US Secretary of State John Kerry prepared to visit Kiev Tuesday amid a deepening crisis.
“We have, in light of recent events in Ukraine, put on hold all military-to-military engagements between the United States and Russia,” Pentagon spokesman Rear Admiral John Kirby said in a statement Monday.
The suspension of the post-Cold War cooperation covers exercises, bilateral meetings, port visits and planning conferences, Kirby added.
The crisis now threatens to blow up into the biggest test for global diplomacy -- and relations between Moscow and the West -- since the fall of the Berlin Wall in 1989.

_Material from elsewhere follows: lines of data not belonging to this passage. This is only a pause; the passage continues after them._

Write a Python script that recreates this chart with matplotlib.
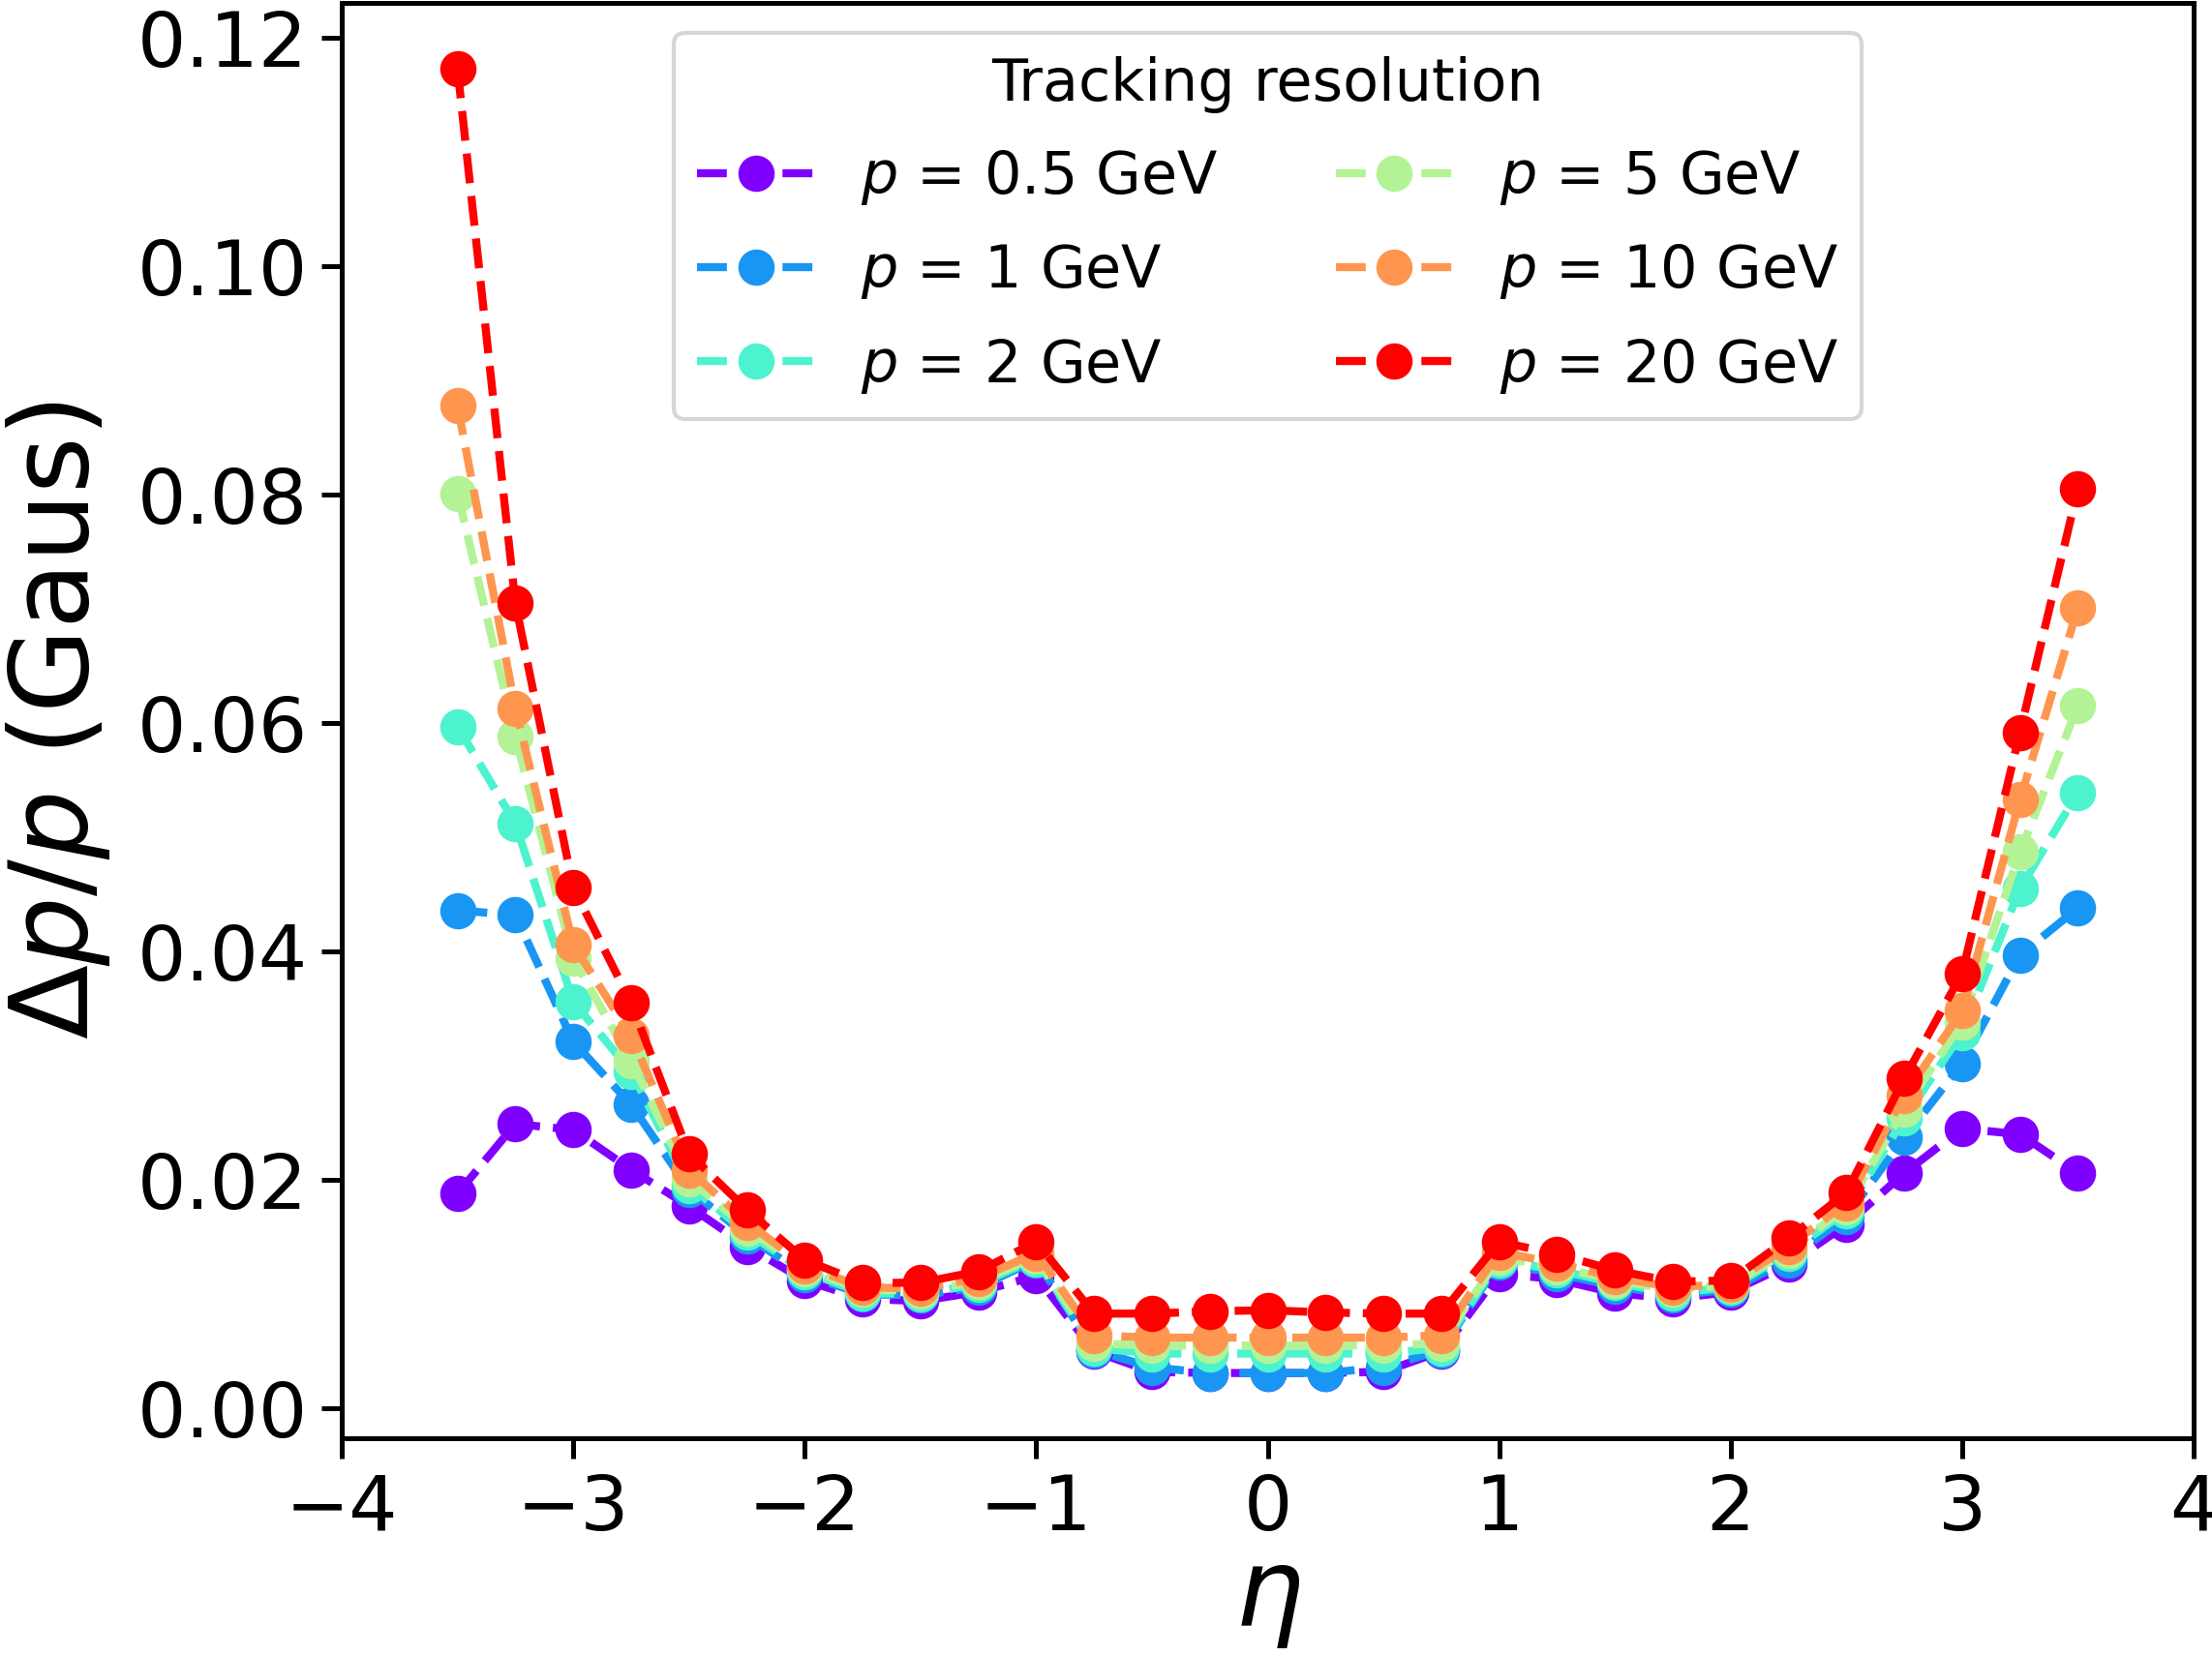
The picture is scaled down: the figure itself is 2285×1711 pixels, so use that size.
import matplotlib
matplotlib.use("Agg")
import matplotlib.pyplot as plt
import numpy as np

eta = [-3.5, -3.25, -3.0, -2.75, -2.5, -2.25, -2.0, -1.75, -1.5, -1.25, -1.0, -0.75, -0.5, -0.25,
       0.0, 0.25, 0.5, 0.75, 1.0, 1.25, 1.5, 1.75, 2.0, 2.25, 2.5, 2.75, 3.0, 3.25, 3.5]

labels = ["0.5", "1", "2", "5", "10", "20"]

res_p05 = [0.0188, 0.0249, 0.0244, 0.0209, 0.0177, 0.0142, 0.0112, 0.0096, 0.0094, 0.0102, 0.0116,
           0.0050, 0.0032, 0.0031, 0.0031, 0.0031, 0.0032, 0.0050, 0.0118, 0.0113, 0.0101, 0.0096,
           0.0102, 0.0126, 0.0161, 0.0206, 0.0245, 0.0240, 0.0206]
res_p1 = [0.0436, 0.0432, 0.0321, 0.0266, 0.0192, 0.0151, 0.0117, 0.0100, 0.0099, 0.0106, 0.0130,
          0.0051, 0.0036, 0.0031, 0.0031, 0.0031, 0.0036, 0.0051, 0.0128, 0.0118, 0.0107, 0.0099,
          0.0104, 0.0130, 0.0168, 0.0237, 0.0302, 0.0397, 0.0438]
res_p2 = [0.0597, 0.0512, 0.0356, 0.0295, 0.0195, 0.0154, 0.0120, 0.0101, 0.0100, 0.0109, 0.0131,
          0.0053, 0.0048, 0.0048, 0.0048, 0.0048, 0.0048, 0.0053, 0.0130, 0.0121, 0.0110, 0.0101,
          0.0106, 0.0136, 0.0173, 0.0254, 0.0329, 0.0455, 0.0539]
res_p5 = [0.0801, 0.0588, 0.0394, 0.0304, 0.0201, 0.0158, 0.0122, 0.0104, 0.0103, 0.0111, 0.0133,
          0.0057, 0.0055, 0.0055, 0.0055, 0.0055, 0.0055, 0.0057, 0.0132, 0.0124, 0.0112, 0.0104,
          0.0108, 0.0138, 0.0176, 0.0262, 0.0338, 0.0487, 0.0615]
res_p10 = [0.0878, 0.0613, 0.0406, 0.0326, 0.0209, 0.0163, 0.0125, 0.0106, 0.0105, 0.0114, 0.0136,
           0.0064, 0.0062, 0.0062, 0.0062, 0.0062, 0.0062, 0.0064, 0.0137, 0.0127, 0.0115, 0.0106,
           0.0109, 0.0142, 0.0180, 0.0274, 0.0348, 0.0533, 0.0701]
res_p20 = [0.1173, 0.0705, 0.0456, 0.0355, 0.0223, 0.0174, 0.0130, 0.0110, 0.0110, 0.0120, 0.0146,
           0.0083, 0.0083, 0.0085, 0.0086, 0.0084, 0.0083, 0.0083, 0.0146, 0.0135, 0.0121, 0.0111,
           0.0112, 0.0149, 0.0189, 0.0289, 0.0381, 0.0592, 0.0805]

series = [res_p05, res_p1, res_p2, res_p5, res_p10, res_p20]
colors = plt.cm.rainbow(np.linspace(0, 1, len(series)))

fig = plt.figure(figsize=(2285 / 300, 1711 / 300), dpi=300)
ax = fig.add_axes([0.1545, 0.1315, 0.8372, 0.8665])

for lab, ys, c in zip(labels, series, colors):
    ax.plot(eta, ys, '--o', color=c, lw=2, markersize=8, label=r'$p$ = %s GeV' % lab)

ax.set_xlim(-4, 4)
ax.set_xlabel(r'$\eta$', fontsize=27, labelpad=0)
ax.set_ylabel(r'$\Delta p/p$ (Gaus)', fontsize=27, labelpad=6)
ax.tick_params(labelsize=19, width=1.2, length=5)
for s in ax.spines.values():
    s.set_linewidth(1.2)

leg = ax.legend(title='Tracking resolution', ncol=2, loc='upper center', fontsize=14.5,
                title_fontsize=14.5, columnspacing=2.0, handlelength=2.0, labelspacing=0.6)

fig.savefig('out.png', dpi=300)
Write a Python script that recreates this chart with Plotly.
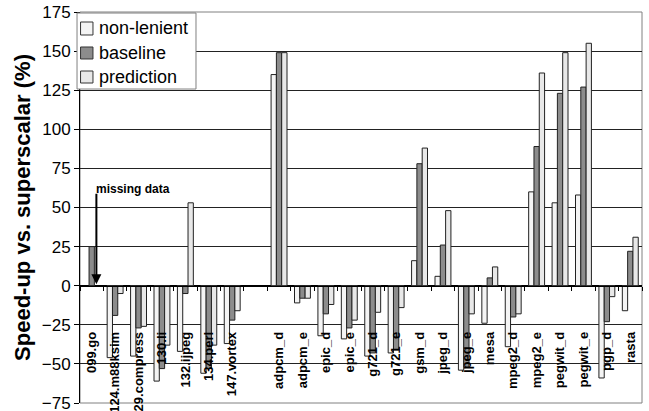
import plotly.graph_objects as go

categories = ["099.go", "124.m88ksim", "129.compress", "130.li", "132.ijpeg", "134.perl",
              "147.vortex", " ", "adpcm_d", "adpcm_e", "epic_d", "epic_e", "g721_d", "g721_e",
              "gsm_d", "jpeg_d", "jpeg_e", "mesa", "mpeg2_d", "mpeg2_e", "pegwit_d",
              "pegwit_e", "pgp_d", "rasta"]
non_lenient = [None, -46, -45, -61, -42, -56, -37, None, 135, -11, -32, -34, -45, -43,
               16, 6, -54, -24, -39, 60, 53, 58, -59, -16]
baseline = [25, -19, -27, -53, -5, -53, -22, None, 149, -8, -18, -27, -43, -41,
            78, 26, -52, 5, -20, 89, 123, 127, -23, 22]
prediction = [None, -5, -26, -38, 53, -38, -16, None, 149, -8, -12, -22, -17, -14,
              88, 48, -18, 12, -18, 136, 149, 155, -7, 31]
y_ticks = [-75, -50, -25, 0, 25, 50, 75, 100, 125, 150, 175]

series = [("non-lenient", non_lenient, "#f4f4f4"),
          ("baseline", baseline, "#8c8c8c"),
          ("prediction", prediction, "#e8e8e8")]

fig = go.Figure()
for name, vals, col in series:
    fig.add_trace(go.Bar(x=categories, y=vals, name=name, showlegend=False,
                         marker=dict(color=col, line=dict(color="#222222", width=1))))

font_family = "Liberation Sans, Arial, sans-serif"
fig.update_layout(
    width=649, height=411,
    margin=dict(l=80, r=7, t=12, b=8),
    paper_bgcolor="white", plot_bgcolor="white",
    barmode="group", bargap=0.32, bargroupgap=0,
    font=dict(family=font_family, color="black"),
    xaxis=dict(type="category", anchor="free", position=0.3, automargin=False,
               showline=True, linecolor="black", linewidth=1,
               ticks="outside", ticklen=4, tickcolor="black", tickson="boundaries",
               tickangle=-90, ticklabelstandoff=40,
               tickfont=dict(size=13, family=font_family, weight="bold"),
               showgrid=False, range=[-0.5, len(categories) - 0.5]),
    yaxis=dict(range=[-75, 175], tickvals=y_ticks, ticks="outside", ticklen=5,
               automargin=False, ticklabeloverflow="allow",
               tickcolor="black", showline=True, linecolor="black", linewidth=1,
               showgrid=True, gridcolor="#222222", gridwidth=1,
               zeroline=True, zerolinecolor="black", zerolinewidth=1,
               tickfont=dict(size=17, family=font_family),
               title=dict(text="Speed-up vs. superscalar (%)",
                          font=dict(size=22, family=font_family, weight="bold"),
                          standoff=5)),
)

# plot frame
fig.add_shape(type="rect", xref="paper", yref="paper", x0=0, y0=0, x1=1, y1=1,
              line=dict(color="#808080", width=1), layer="below")

# legend box (drawn by hand to match the compact original)
fig.add_shape(type="rect", xref="paper", yref="paper", x0=-0.0053, x1=0.2064,
              y0=0.803, y1=0.9974, fillcolor="white",
              line=dict(color="#808080", width=1), layer="above")
legend_rows = [(0.9412, 0.9744, 0.959), (0.8798, 0.9105, 0.895), (0.8184, 0.8491, 0.834)]
for (name, _, col), (sy0, sy1, ty) in zip(series, legend_rows):
    fig.add_shape(type="rect", xref="paper", yref="paper", x0=0.001, x1=0.0231,
                  y0=sy0, y1=sy1, fillcolor=col,
                  line=dict(color="#333333", width=1), layer="above")
    fig.add_annotation(x=0.0300, y=ty, xref="paper", yref="paper", text=name,
                       showarrow=False, xanchor="left", yanchor="middle",
                       font=dict(size=18, family=font_family))

# missing data annotation
fig.add_annotation(x=0.2, y=1, xref="x", yref="y", text="", showarrow=True,
                   arrowhead=2, arrowsize=1, arrowwidth=2, arrowcolor="black",
                   ax=0, ay=-92, standoff=0)
fig.add_annotation(x=0.1, y=62, xref="x", yref="y", text="<b>missing data</b>",
                   showarrow=False, xanchor="left", yanchor="middle",
                   font=dict(size=12, family=font_family))

# remove the default page margin so the figure sits at the window's corner
fig.write_html("out.html",
               config={"displayModeBar": False},
               post_script="document.body.style.margin='0';document.body.style.overflow='hidden';")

Kirby stressed that the suspended system had been “developed over the past few years to increase transparency, build understanding, and reduce the risk of military miscalculation.”
Both Washington and the European Union said they were looking at a range of sanctions against Russia for its threat to use force against an ex-Soviet neighbour for the first time since a brief 2008 conflict with Georgia.
The West's warnings to Moscow came shortly after Ukrainian defence officials on the flashpoint Crimean peninsula said Russia had given its forces an ultimatum to surrender or face an all-out assault.
“The ultimatum is to recognise the new Crimean authorities, lay down our weapons and leave, or be ready for an assault,” regional Ukrainian defence ministry spokesman Vladyslav Seleznyov said.
But a spokesman for the Russian Black Sea fleet based in Crimea told the Interfax news agency the claim was “complete nonsense”.